## EXERCISE REQUIREMENTS:
Starting at the first line of the listing below, retype each line up to and including the one that contains "plt.rcParams['font.family'] = ['Liberation". Leave pictures out.

## GIVEN DATA:
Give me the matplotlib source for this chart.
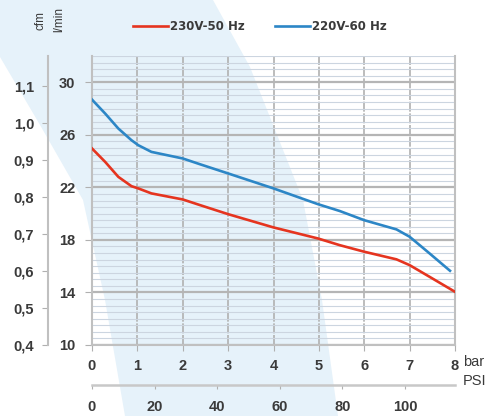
import matplotlib.pyplot as plt
import numpy as np
from matplotlib.patches import Polygon
from matplotlib.ticker import MultipleLocator, FixedLocator, FuncFormatter

plt.rcParams['font.family'] = ['Liberation Sans', 'DejaVu Sans']

# data (bar -> l/min)
bar_230 = [0, 0.29, 0.58, 0.87, 1.02, 1.31, 2.0, 2.38, 3.0, 4.0, 4.98, 5.46, 6.0, 6.71, 7.0, 7.44, 8.0]
lmin_230 = [24.96, 23.94, 22.80, 22.09, 21.92, 21.54, 21.08, 20.65, 19.96, 18.95, 18.11, 17.6,
            17.10, 16.52, 16.08, 15.19, 14.05]
bar_220 = [0, 0.29, 0.58, 0.87, 1.02, 1.31, 2.0, 2.38, 3.0, 4.0, 4.98, 5.46, 6.0, 6.71, 7.0, 7.44, 7.89]
lmin_220 = [28.68, 27.62, 26.48, 25.59, 25.21, 24.70, 24.20, 23.76, 23.06, 21.92, 20.72, 20.2,
            19.5, 18.80, 18.24, 16.97, 15.65]
lmin_ticks = [10, 14, 18, 22, 26, 30]
cfm_ticks = [0.4, 0.5, 0.6, 0.7, 0.8, 0.9, 1.0, 1.1]
psi_ticks = [0, 20, 40, 60, 80, 100]

W, H = 499, 416
fig = plt.figure(figsize=(W / 100, H / 100), dpi=100)

# background swoosh
bg = fig.add_axes([0, 0, 1, 1], zorder=-5)
bg.set_xlim(0, W)
bg.set_ylim(H, 0)
bg.axis('off')
band = [(0, 0), (213, 0), (250, 67), (303, 200), (322, 300), (338, 416),
        (125, 416), (105, 300), (83, 200), (40, 125), (0, 57)]
bg.add_patch(Polygon(band, closed=True, facecolor='#e6f2fa', edgecolor='none'))

txt = '#3a3a3a'
tsize = 10.5
L, R, B, T = 92, 455, 345, 56
pos = [L / W, 1 - B / H, (R - L) / W, (B - T) / H]

ax = fig.add_axes(pos)
ax.patch.set_alpha(0)
ax.set_xlim(0, 8)
ax.set_ylim(10, 32)

ax.yaxis.set_major_locator(FixedLocator(lmin_ticks))
ax.yaxis.set_minor_locator(MultipleLocator(0.5))
ax.xaxis.set_major_locator(MultipleLocator(1))
ax.grid(which='minor', axis='y', color='#ccd5e0', lw=0.8, zorder=0)
ax.grid(which='major', axis='y', color='#b5b5b5', lw=1.6, zorder=0)
ax.grid(which='major', axis='x', color='#b0b0b0', lw=1.2, ls=(0, (6, 1)), zorder=0)
ax.set_axisbelow(True)

ax.spines['top'].set_visible(False)
for s in ['left', 'bottom', 'right']:
    ax.spines[s].set_color('#c0c0c0')
    ax.spines[s].set_linewidth(1.5)

ax.tick_params(which='minor', length=0)
ax.tick_params(axis='y', which='major', length=5, color='#b0b0b0', labelsize=tsize,
               labelcolor=txt, pad=7)
ax.tick_params(axis='x', which='major', length=4, color='#b0b0b0', labelsize=tsize,
               labelcolor=txt, pad=6)
for lab in ax.get_xticklabels() + ax.get_yticklabels():
    lab.set_fontweight('bold')

ax.plot(bar_230, lmin_230, color='#e5341f', lw=1.9, label='230V-50 Hz', zorder=3)
ax.plot(bar_220, lmin_220, color='#2c86c6', lw=1.9, label='220V-60 Hz', zorder=3)

# cfm axis on the left
top_cfm = 1.1 + (86 - T) * 0.7 / (B - 86)
axc = fig.add_axes(pos)
axc.patch.set_alpha(0)
axc.set_ylim(0.4, top_cfm)
axc.set_xticks([])
for s in ['top', 'right', 'bottom']:
    axc.spines[s].set_visible(False)
axc.spines['left'].set_position(('axes', -(L - 48) / (R - L)))
axc.spines['left'].set_color('#c0c0c0')
axc.spines['left'].set_linewidth(1.5)
axc.yaxis.set_major_locator(FixedLocator(cfm_ticks))
axc.yaxis.set_major_formatter(FuncFormatter(lambda v, p: f'{v:.1f}'.replace('.', ',')))
axc.tick_params(axis='y', length=4, color='#b0b0b0', labelsize=tsize, labelcolor=txt, pad=6)
for lab in axc.get_yticklabels():
    lab.set_fontweight('bold')

# PSI axis below
sec = ax.secondary_xaxis(-(385 - B) / (B - T), functions=(lambda b: b * 14.5, lambda p: p / 14.5))
sec.xaxis.set_major_locator(FixedLocator(psi_ticks))
sec.spines['bottom'].set_color('#c8c8c8')
sec.spines['bottom'].set_linewidth(1.8)
sec.tick_params(length=3, color='#b0b0b0', labelsize=tsize, labelcolor=txt, pad=8)
for lab in sec.get_xticklabels():
    lab.set_fontweight('bold')

fig.text(463 / W, 1 - 362 / H, 'bar', fontsize=10.5, color=txt, va='center', ha='left')
fig.text(463 / W, 1 - 381 / H, 'PSI', fontsize=10.5, color=txt, va='center', ha='left')
fig.text(41 / W, 1 - 20 / H, 'cfm', fontsize=8.5, color=txt, rotation=90, ha='center', va='center')
fig.text(59 / W, 1 - 20 / H, 'l/min', fontsize=8.5, color=txt, rotation=90, ha='center', va='center')

leg = ax.legend(loc='center', bbox_to_anchor=(260 / W, 1 - 27 / H), bbox_transform=fig.transFigure,
                ncol=2, frameon=False, handlelength=2.9, handletextpad=0.2, columnspacing=2.6,
                prop={'family': 'DejaVu Sans', 'size': 8.5, 'weight': 'bold'})
for t in leg.get_texts():
    t.set_color(txt)

fig.savefig('out.png', dpi=100)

## RESPONSE TO THE TASK:
Give me the matplotlib source for this chart.
import matplotlib.pyplot as plt
import numpy as np
from matplotlib.patches import Polygon
from matplotlib.ticker import MultipleLocator, FixedLocator, FuncFormatter

plt.rcParams['font.family'] = ['Liberation Sans', 'DejaVu Sans']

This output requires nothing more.